This is old-fashioned crime fiction in the best sense of the term. Originally published in 1974, the first novel in the Hardman series is a lean, gritty, hardboiled novel that would have been perfectly at home on the spinning racks of men's adventure novels that populated the nation's drug and book stores back in the day.
Jim Hardman is an ex-Atlanta cop who was railroaded off the force on trumped up corruption charges. He now works as an unlicensed P.I. Hardman, who is white, has an African American partner named Hump. Hump played for a time in the NFL and provides the muscle and intimidation where needed. He's also Hardman's guide into the city's African-American neighborhoods.
As the novel opens, a businessman named Arch Campbell has hired Hardman to trail his daughter, Emily, and see how she's spending her time. Emily attends a local college and has been an outstanding student until recently when her grades and her attendance have begun to slide. It seems like a simple task, and Hardman trails the young woman to a seedy bar on the black side of town. But while he's watching Emily, two thugs jump him, beat him up badly, and warn him off the case.

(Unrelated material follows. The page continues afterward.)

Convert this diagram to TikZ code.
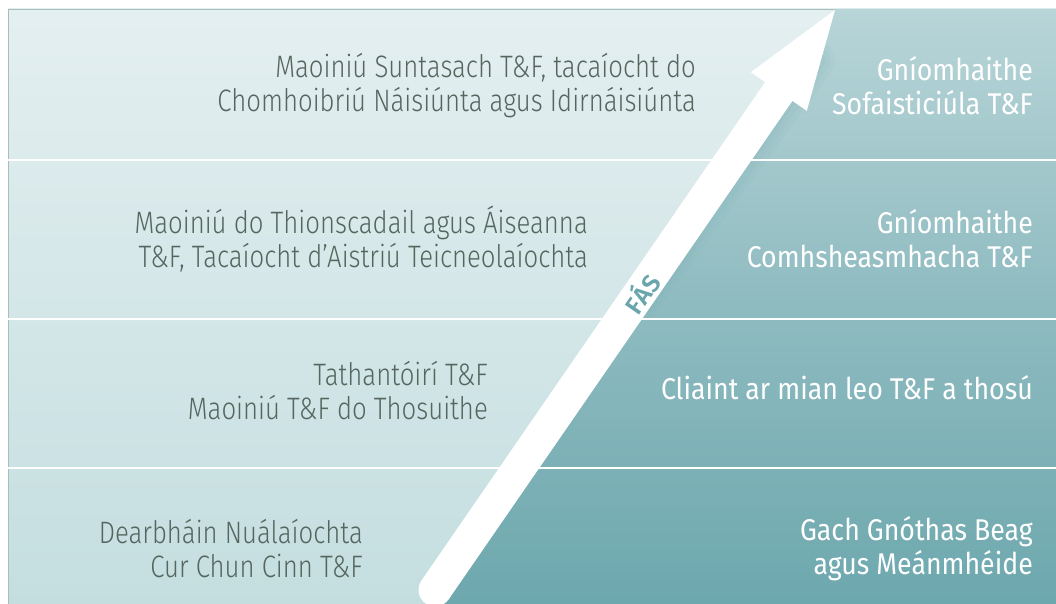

Hardman agrees to drop the case, telling Emily's father that he's not getting paid enough to absorb that kind of punishment. But then Emily is murdered and it turns out that she's been dating a black crime boss known as The Man. The Man now summons Hardman and hires him to find Emily's killer. With Hump at his side, the two work and fight their way through Atlanta's dark underbelly, following the trail of a brutal crime that's not nearly as simple as it might appear on the surface.
This is a quick and entertaining read with lots of action and violence, and it will appeal to those readers who enjoy classic hardboiled novels. Be forewarned, however: this book reflects the language and cultural and sexual attitudes of the early 1970's. It's not remotely politically correct.